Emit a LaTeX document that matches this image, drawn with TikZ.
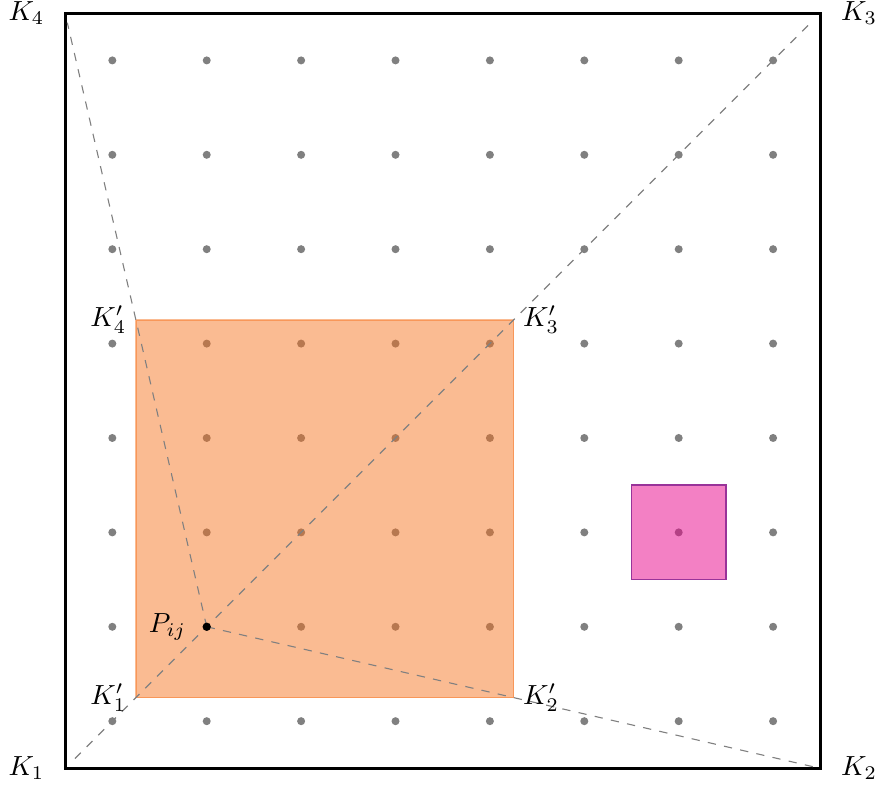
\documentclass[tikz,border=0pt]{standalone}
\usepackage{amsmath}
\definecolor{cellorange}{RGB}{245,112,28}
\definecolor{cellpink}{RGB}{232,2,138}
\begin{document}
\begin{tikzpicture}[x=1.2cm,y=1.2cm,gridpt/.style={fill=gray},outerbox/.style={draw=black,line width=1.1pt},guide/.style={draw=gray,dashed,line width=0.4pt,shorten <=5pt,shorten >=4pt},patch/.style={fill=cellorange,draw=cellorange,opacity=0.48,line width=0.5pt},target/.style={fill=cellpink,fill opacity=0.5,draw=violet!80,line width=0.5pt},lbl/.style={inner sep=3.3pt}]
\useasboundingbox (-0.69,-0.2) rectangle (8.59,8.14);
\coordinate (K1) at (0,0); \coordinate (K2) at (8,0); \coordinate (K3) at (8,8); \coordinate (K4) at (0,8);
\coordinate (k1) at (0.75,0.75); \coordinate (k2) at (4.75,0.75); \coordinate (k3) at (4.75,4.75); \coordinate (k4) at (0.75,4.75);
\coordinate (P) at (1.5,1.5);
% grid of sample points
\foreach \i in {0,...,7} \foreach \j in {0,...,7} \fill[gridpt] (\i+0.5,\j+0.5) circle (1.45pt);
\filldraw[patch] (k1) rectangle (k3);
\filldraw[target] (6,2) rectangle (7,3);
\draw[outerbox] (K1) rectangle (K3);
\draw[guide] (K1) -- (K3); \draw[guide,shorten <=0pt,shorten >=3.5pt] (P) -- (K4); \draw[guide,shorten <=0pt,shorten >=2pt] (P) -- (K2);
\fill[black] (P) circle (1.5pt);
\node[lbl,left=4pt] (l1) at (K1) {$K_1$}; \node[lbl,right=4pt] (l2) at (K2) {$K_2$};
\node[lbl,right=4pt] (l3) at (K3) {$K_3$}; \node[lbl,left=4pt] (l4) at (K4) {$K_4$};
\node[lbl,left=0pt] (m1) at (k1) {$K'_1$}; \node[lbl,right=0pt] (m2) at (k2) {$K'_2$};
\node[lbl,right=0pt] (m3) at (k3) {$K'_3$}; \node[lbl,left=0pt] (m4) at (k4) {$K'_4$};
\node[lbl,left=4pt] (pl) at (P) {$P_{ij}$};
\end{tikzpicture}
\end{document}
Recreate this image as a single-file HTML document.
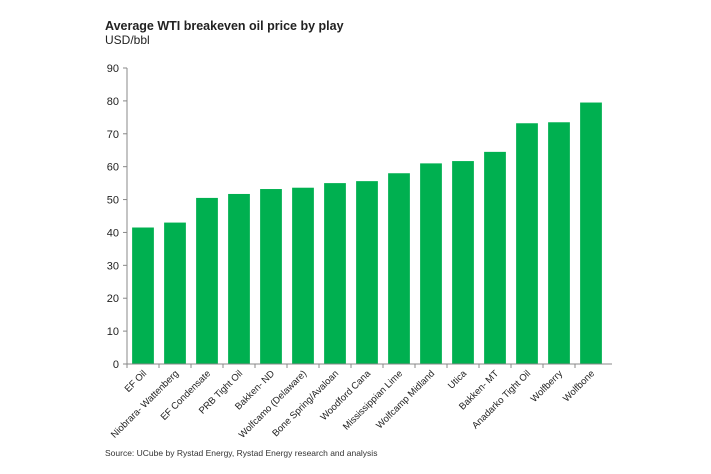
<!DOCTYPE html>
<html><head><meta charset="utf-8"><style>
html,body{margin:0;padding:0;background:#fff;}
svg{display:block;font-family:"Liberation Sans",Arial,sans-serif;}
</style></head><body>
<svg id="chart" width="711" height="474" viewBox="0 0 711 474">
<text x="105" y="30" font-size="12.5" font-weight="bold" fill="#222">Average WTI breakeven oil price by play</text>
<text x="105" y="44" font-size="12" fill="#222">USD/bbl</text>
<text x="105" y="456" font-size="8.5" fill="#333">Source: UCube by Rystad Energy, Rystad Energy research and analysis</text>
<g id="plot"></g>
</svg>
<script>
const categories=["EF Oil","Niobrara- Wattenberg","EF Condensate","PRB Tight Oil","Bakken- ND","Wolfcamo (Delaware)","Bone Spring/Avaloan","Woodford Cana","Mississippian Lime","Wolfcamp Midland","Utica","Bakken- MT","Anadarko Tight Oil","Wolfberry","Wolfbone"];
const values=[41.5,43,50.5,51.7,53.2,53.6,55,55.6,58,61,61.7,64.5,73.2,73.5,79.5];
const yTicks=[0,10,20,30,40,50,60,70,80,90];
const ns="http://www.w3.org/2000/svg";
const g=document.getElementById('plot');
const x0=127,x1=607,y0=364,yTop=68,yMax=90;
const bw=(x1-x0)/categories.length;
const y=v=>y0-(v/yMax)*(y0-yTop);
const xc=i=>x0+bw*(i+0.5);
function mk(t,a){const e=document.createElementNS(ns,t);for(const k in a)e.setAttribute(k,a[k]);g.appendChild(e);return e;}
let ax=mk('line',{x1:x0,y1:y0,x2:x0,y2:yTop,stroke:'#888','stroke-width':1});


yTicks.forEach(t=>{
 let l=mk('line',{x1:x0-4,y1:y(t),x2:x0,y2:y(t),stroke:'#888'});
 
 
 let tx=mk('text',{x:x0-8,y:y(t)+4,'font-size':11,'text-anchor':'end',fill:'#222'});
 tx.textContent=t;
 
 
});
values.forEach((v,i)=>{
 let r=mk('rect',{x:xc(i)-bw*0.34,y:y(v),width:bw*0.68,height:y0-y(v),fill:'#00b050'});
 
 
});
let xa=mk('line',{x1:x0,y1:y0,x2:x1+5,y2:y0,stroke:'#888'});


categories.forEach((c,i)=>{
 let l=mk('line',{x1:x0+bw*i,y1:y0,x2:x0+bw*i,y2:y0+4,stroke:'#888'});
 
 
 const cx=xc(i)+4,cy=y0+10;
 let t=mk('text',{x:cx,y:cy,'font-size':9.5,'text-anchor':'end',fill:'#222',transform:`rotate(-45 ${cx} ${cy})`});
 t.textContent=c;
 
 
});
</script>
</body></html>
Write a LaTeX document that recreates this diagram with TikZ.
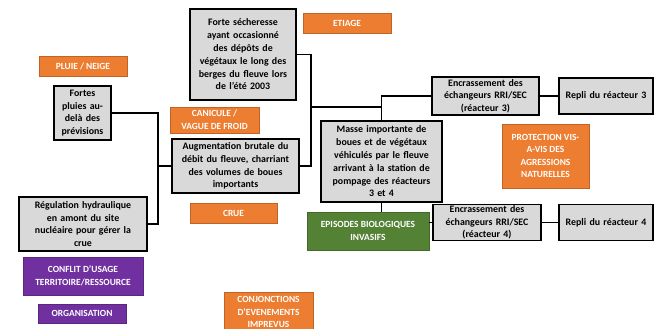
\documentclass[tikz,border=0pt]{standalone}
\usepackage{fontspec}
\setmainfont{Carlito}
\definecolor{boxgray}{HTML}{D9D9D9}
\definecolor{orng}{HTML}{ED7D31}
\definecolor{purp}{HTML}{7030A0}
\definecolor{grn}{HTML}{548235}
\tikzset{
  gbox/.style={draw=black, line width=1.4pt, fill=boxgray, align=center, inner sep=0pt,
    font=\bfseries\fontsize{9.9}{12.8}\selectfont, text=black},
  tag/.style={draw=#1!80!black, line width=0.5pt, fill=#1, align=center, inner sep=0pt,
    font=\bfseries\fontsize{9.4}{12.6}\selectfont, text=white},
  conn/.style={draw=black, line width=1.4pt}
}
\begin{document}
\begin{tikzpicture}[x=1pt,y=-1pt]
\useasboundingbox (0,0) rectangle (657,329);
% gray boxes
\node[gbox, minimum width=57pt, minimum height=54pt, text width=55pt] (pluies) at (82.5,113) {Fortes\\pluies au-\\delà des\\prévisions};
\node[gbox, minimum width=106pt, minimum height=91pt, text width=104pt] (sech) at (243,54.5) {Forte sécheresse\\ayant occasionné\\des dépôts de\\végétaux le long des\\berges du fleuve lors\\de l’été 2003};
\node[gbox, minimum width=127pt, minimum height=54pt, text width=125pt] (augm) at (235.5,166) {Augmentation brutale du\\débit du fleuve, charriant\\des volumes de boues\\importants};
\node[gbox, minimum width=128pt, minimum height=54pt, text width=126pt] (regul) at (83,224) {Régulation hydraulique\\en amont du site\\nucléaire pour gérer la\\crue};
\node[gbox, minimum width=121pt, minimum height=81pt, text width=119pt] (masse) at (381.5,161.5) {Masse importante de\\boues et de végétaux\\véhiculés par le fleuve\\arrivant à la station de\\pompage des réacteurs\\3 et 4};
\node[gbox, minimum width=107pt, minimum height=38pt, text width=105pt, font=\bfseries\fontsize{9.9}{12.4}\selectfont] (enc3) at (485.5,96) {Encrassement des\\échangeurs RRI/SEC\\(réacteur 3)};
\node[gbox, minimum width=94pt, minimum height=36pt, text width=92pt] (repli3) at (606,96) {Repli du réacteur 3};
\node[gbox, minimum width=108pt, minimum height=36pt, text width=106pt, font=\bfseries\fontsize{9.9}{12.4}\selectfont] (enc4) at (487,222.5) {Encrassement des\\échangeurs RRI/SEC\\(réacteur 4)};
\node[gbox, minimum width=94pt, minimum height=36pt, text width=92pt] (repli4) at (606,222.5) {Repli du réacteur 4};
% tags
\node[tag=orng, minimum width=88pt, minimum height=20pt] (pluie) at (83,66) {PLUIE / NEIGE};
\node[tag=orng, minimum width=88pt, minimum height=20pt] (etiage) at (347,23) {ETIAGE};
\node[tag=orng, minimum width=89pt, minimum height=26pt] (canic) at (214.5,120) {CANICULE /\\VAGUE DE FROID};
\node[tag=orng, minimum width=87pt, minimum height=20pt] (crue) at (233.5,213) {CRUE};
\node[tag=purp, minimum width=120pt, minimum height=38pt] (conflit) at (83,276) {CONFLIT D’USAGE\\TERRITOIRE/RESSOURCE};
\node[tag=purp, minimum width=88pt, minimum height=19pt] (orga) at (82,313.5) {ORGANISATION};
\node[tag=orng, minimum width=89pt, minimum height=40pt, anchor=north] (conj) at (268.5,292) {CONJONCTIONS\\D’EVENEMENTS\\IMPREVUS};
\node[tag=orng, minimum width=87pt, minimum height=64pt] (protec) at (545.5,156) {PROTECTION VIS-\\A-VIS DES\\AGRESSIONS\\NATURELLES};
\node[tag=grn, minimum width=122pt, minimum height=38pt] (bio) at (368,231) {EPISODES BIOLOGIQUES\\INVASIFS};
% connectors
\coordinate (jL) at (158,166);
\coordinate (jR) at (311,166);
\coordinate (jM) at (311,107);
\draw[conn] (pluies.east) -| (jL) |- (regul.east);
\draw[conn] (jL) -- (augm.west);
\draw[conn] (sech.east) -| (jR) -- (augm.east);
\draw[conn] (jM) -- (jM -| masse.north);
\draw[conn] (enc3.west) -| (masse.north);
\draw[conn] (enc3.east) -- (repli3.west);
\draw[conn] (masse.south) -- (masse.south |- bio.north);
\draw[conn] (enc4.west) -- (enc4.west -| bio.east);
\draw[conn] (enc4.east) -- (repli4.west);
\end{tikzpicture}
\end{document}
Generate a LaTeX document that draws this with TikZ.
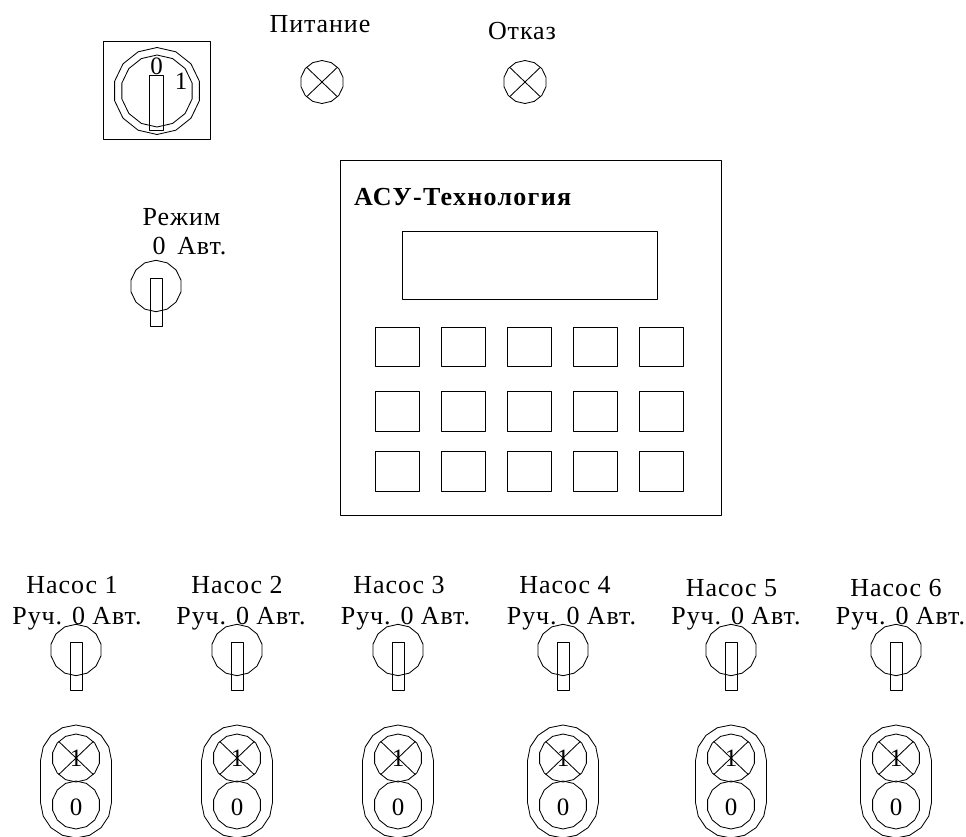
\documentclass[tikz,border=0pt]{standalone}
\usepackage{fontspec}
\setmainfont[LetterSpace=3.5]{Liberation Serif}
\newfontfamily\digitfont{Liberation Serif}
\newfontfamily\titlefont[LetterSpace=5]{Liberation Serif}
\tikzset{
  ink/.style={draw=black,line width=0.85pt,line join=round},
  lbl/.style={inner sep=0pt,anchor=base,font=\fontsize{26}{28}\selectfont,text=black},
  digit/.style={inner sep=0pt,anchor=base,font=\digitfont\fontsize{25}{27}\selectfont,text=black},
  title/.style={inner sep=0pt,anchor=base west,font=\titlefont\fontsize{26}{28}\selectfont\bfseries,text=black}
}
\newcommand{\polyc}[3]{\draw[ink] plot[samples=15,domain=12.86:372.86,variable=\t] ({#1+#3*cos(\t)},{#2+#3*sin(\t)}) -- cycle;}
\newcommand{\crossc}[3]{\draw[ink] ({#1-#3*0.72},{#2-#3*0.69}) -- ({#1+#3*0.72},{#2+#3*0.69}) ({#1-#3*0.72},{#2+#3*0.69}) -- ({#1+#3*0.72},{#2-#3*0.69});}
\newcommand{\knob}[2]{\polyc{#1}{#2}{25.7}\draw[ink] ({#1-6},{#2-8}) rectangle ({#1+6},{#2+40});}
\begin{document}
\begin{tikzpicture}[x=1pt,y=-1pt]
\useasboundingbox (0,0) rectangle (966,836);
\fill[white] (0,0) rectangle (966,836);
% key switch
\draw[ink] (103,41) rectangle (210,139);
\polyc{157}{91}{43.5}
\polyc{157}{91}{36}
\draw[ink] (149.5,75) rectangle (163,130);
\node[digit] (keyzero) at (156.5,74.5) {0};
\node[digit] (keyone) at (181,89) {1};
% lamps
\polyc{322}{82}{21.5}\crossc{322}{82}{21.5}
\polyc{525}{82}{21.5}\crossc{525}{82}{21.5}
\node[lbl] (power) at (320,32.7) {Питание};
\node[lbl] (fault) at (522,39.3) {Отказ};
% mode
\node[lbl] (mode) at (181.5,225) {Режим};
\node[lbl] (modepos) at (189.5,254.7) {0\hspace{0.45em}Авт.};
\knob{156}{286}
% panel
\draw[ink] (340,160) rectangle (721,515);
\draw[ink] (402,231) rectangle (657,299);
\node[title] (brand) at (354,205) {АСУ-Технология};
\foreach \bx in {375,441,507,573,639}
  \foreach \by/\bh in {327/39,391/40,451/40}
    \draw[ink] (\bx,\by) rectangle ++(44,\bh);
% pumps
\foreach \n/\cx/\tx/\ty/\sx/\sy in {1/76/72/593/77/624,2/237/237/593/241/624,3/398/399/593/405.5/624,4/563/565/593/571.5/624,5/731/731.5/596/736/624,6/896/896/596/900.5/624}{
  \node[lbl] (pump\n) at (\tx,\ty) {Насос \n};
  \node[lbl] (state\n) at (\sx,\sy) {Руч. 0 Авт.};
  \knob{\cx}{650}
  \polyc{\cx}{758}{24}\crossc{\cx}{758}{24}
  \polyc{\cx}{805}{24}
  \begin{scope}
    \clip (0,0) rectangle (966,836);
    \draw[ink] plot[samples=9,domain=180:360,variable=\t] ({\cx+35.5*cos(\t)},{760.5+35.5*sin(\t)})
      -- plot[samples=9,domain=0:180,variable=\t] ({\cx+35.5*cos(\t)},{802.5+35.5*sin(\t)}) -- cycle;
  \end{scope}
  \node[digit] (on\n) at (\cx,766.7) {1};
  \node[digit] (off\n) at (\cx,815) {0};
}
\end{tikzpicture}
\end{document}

---------------

To do
Pull out every line in the data above that has the word "image".

Exercise result
Emit a LaTeX document that matches this image, drawn with TikZ.
Recreate this image as a single-file HTML document.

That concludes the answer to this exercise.